Here is a summary of some arguments you can pass to CrossTable:
| Aspect of Experiment | Description |
|---|---|
| prop.t | When set to TRUE, the number of observations in each cell divided by the total number of observations in the entire contingency table will be reported. |
| prop.r | When set to TRUE, the number of observations in each cell divided by the total number of observations in the row will be reported. |
| prop.c | When set to TRUE, the number of observations in each cell divided by the total number of observations in the column will be reported. |
| chisq | When set to TRUE, a Chi-square test of independence will be conducted on your data, and the value of the test statistic χ2 and the P-Value will be reported. |
| prop.chisq | When set to TRUE, the contribution of each cell to the test statistic χ2 will be reported. (Add up all of these values within the contingency table, and you should get the value of the reported χ2). |
| expected | When set to TRUE, this value will include the frequencies that each cell will have IF the two categorical variables are independent of one another. (This is extremely useful if you are performing a Chi-square test of independence analytically, using the formula for computing χ2). |
Marginal Distributions
Embedded within each contingency table, there are exactly two marginal distributions: one for each of the total observed frequencies for each of the two categorical variables.

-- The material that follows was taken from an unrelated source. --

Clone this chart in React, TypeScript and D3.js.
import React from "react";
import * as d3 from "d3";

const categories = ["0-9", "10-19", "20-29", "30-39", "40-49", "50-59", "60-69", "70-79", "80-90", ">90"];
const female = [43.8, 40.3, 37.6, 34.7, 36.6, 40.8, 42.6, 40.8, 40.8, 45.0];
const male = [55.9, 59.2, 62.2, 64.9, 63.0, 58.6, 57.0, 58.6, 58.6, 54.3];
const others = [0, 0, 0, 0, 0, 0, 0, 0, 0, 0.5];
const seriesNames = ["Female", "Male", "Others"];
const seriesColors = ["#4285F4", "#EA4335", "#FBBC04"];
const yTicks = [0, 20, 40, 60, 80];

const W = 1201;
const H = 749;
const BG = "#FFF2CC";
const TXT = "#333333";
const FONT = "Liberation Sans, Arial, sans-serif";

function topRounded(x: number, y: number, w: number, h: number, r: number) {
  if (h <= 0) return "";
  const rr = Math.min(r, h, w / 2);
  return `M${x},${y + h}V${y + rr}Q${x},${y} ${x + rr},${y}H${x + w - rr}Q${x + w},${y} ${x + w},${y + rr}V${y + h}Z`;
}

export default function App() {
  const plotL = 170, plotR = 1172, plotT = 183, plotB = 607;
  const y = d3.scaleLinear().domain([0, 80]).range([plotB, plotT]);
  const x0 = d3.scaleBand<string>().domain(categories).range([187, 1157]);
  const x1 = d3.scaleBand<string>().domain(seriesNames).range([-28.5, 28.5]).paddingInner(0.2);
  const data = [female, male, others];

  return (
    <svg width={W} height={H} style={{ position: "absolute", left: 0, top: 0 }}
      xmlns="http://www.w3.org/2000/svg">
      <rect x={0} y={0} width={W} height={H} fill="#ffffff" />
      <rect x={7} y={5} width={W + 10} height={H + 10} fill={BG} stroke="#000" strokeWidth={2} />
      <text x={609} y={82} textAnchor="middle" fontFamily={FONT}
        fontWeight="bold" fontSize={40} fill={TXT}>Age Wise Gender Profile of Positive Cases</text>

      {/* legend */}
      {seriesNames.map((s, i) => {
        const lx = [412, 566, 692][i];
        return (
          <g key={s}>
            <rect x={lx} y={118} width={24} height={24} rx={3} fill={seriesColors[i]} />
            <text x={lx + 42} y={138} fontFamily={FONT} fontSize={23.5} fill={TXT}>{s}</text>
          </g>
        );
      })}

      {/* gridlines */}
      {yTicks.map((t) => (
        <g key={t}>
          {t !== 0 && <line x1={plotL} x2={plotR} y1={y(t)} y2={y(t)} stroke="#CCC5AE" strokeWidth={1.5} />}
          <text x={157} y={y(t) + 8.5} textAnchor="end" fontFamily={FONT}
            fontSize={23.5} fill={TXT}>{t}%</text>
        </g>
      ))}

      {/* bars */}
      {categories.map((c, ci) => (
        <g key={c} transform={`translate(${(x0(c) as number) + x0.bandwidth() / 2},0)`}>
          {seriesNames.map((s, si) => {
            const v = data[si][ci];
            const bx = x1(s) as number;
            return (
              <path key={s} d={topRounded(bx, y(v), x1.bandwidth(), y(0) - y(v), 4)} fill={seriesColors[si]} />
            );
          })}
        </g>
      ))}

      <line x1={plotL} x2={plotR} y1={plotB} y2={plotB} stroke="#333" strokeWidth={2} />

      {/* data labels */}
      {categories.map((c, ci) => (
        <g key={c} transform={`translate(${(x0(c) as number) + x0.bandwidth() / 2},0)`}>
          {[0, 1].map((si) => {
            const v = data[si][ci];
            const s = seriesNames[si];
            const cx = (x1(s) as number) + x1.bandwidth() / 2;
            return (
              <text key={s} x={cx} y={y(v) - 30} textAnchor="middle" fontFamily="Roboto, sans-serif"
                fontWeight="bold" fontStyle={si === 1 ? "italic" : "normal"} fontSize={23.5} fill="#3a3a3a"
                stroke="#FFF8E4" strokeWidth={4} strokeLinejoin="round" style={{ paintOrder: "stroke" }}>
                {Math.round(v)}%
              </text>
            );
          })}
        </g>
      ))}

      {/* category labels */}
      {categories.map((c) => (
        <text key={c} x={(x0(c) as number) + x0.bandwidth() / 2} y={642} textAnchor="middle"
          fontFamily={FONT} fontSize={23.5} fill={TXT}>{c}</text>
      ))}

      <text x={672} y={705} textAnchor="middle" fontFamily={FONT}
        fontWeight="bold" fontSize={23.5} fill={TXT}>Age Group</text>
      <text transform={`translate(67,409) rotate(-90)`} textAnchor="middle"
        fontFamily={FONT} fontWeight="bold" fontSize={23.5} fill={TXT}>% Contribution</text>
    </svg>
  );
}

They are called marginal distributions because they include the totals displayed on the edges (or margins) of the contingency table: the row totals on the rightmost margin, and the column totals on the bottom margin. With the M&M data, that means:
There is one marginal distribution of colors. We can produce a barplot with the frequencies or relative frequencies of the colors – independent of defects.
There is one marginal distribution of defects. Our barplot can show the frequencies or relative frequencies of all the defects that we observed – independent of color.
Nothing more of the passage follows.